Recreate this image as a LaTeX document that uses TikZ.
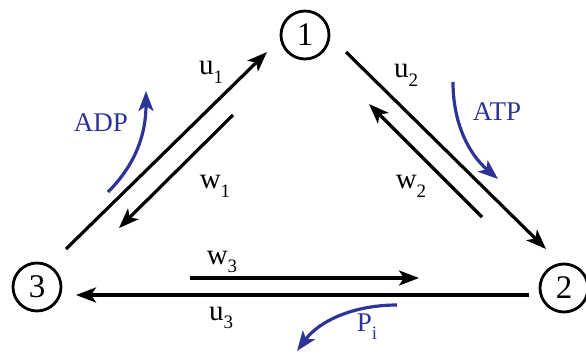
\documentclass[tikz,border=0pt]{standalone}
\usepackage{fontspec}
\setmainfont{Liberation Serif}
\usetikzlibrary{arrows.meta}
\definecolor{myblue}{RGB}{46,52,150}
\newcommand{\lbl}[2]{#1\raisebox{-0.3em}{\fontsize{19}{19}\selectfont #2}}
\begin{document}
\begin{tikzpicture}[x=1pt,y=-1pt,
  state/.style={circle,draw,line width=2.8pt,minimum size=48pt,inner sep=0pt,font=\fontsize{33}{33}\selectfont},
  conn/.style={line width=3.2pt,-{Stealth[length=20pt,width=15pt,inset=5pt]}},
  bluearr/.style={myblue,line width=3.2pt,-{Stealth[length=20pt,width=15pt,inset=5pt]}},
  txt/.style={font=\fontsize{29}{29}\selectfont,inner sep=0pt},
  btxt/.style={font=\fontsize{27}{27}\selectfont,inner sep=0pt,text=myblue}]
\useasboundingbox (0,0) rectangle (586,354);
\node[state] (n1) at (305,35) {1};
\node[state] (n2) at (564,288) {2};
\node[state] (n3) at (37,287) {3};
% edge 3-1
\coordinate (u1a) at (66,249);
\coordinate (u1b) at (267,52);
\coordinate (w1a) at (233,115);
\coordinate (w1b) at (119,228);
\draw[conn] (u1a) -- (u1b);
\draw[conn] (w1a) -- (w1b);
% edge 1-2
\coordinate (u2a) at (346,52);
\coordinate (u2b) at (546,249);
\coordinate (w2a) at (482,217);
\coordinate (w2b) at (369,104);
\draw[conn] (u2a) -- (u2b);
\draw[conn] (w2a) -- (w2b);
% edge 2-3
\coordinate (w3a) at (190,278);
\coordinate (w3b) at (419,278);
\coordinate (u3a) at (529,295);
\coordinate (u3b) at (76,295);
\draw[conn] (w3a) -- (w3b);
\draw[conn] (u3a) -- (u3b);
% blue arrows
\coordinate (adpa) at (108,192);
\coordinate (adpb) at (146,91);
\draw[bluearr] (adpa) .. controls (135,165) and (146,135) .. (adpb);
\coordinate (atpa) at (453,82);
\coordinate (atpb) at (498,179);
\draw[bluearr] (atpa) .. controls (453,125) and (470,155) .. (atpb);
\coordinate (pia) at (397,305);
\coordinate (pib) at (297,351);
\draw[bluearr] (pia) .. controls (355,305) and (320,320) .. (pib);
% labels
\node[txt] (lu1) at (211,72) {\lbl{u}{1}};
\node[txt] (lw1) at (215,186) {\lbl{w}{1}};
\node[txt] (lu2) at (406,75) {\lbl{u}{2}};
\node[txt] (lw2) at (411,186) {\lbl{w}{2}};
\node[txt] (lw3) at (222,262) {\lbl{w}{3}};
\node[txt] (lu3) at (221,318) {\lbl{u}{3}};
\node[btxt] (ladp) at (101,123) {ADP};
\node[btxt] (latp) at (497,112) {ATP};
\node[btxt] (lpi) at (367,327) {\lbl{P}{i}};
\end{tikzpicture}
\end{document}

####################

__THE REQUEST__.
Copy the material above exactly and drop the pictures.

__RESULT FOR THIS TASK__.
Recreate this image as a LaTeX document that uses TikZ.
\documentclass[tikz,border=0pt]{standalone}
\usepackage{fontspec}
\setmainfont{Liberation Serif}
\usetikzlibrary{arrows.meta}
\definecolor{myblue}{RGB}{46,52,150}
\newcommand{\lbl}[2]{#1\raisebox{-0.3em}{\fontsize{19}{19}\selectfont #2}}
\begin{document}
\begin{tikzpicture}[x=1pt,y=-1pt,
  state/.style={circle,draw,line width=2.8pt,minimum size=48pt,inner sep=0pt,font=\fontsize{33}{33}\selectfont},
  conn/.style={line width=3.2pt,-{Stealth[length=20pt,width=15pt,inset=5pt]}},
  bluearr/.style={myblue,line width=3.2pt,-{Stealth[length=20pt,width=15pt,inset=5pt]}},
  txt/.style={font=\fontsize{29}{29}\selectfont,inner sep=0pt},
  btxt/.style={font=\fontsize{27}{27}\selectfont,inner sep=0pt,text=myblue}]
\useasboundingbox (0,0) rectangle (586,354);
\node[state] (n1) at (305,35) {1};
\node[state] (n2) at (564,288) {2};
\node[state] (n3) at (37,287) {3};
% edge 3-1
\coordinate (u1a) at (66,249);
\coordinate (u1b) at (267,52);
\coordinate (w1a) at (233,115);
\coordinate (w1b) at (119,228);
\draw[conn] (u1a) -- (u1b);
\draw[conn] (w1a) -- (w1b);
% edge 1-2
\coordinate (u2a) at (346,52);
\coordinate (u2b) at (546,249);
\coordinate (w2a) at (482,217);
\coordinate (w2b) at (369,104);
\draw[conn] (u2a) -- (u2b);
\draw[conn] (w2a) -- (w2b);
% edge 2-3
\coordinate (w3a) at (190,278);
\coordinate (w3b) at (419,278);
\coordinate (u3a) at (529,295);
\coordinate (u3b) at (76,295);
\draw[conn] (w3a) -- (w3b);
\draw[conn] (u3a) -- (u3b);
% blue arrows
\coordinate (adpa) at (108,192);
\coordinate (adpb) at (146,91);
\draw[bluearr] (adpa) .. controls (135,165) and (146,135) .. (adpb);
\coordinate (atpa) at (453,82);
\coordinate (atpb) at (498,179);
\draw[bluearr] (atpa) .. controls (453,125) and (470,155) .. (atpb);
\coordinate (pia) at (397,305);
\coordinate (pib) at (297,351);
\draw[bluearr] (pia) .. controls (355,305) and (320,320) .. (pib);
% labels
\node[txt] (lu1) at (211,72) {\lbl{u}{1}};
\node[txt] (lw1) at (215,186) {\lbl{w}{1}};
\node[txt] (lu2) at (406,75) {\lbl{u}{2}};
\node[txt] (lw2) at (411,186) {\lbl{w}{2}};
\node[txt] (lw3) at (222,262) {\lbl{w}{3}};
\node[txt] (lu3) at (221,318) {\lbl{u}{3}};
\node[btxt] (ladp) at (101,123) {ADP};
\node[btxt] (latp) at (497,112) {ATP};
\node[btxt] (lpi) at (367,327) {\lbl{P}{i}};
\end{tikzpicture}
\end{document}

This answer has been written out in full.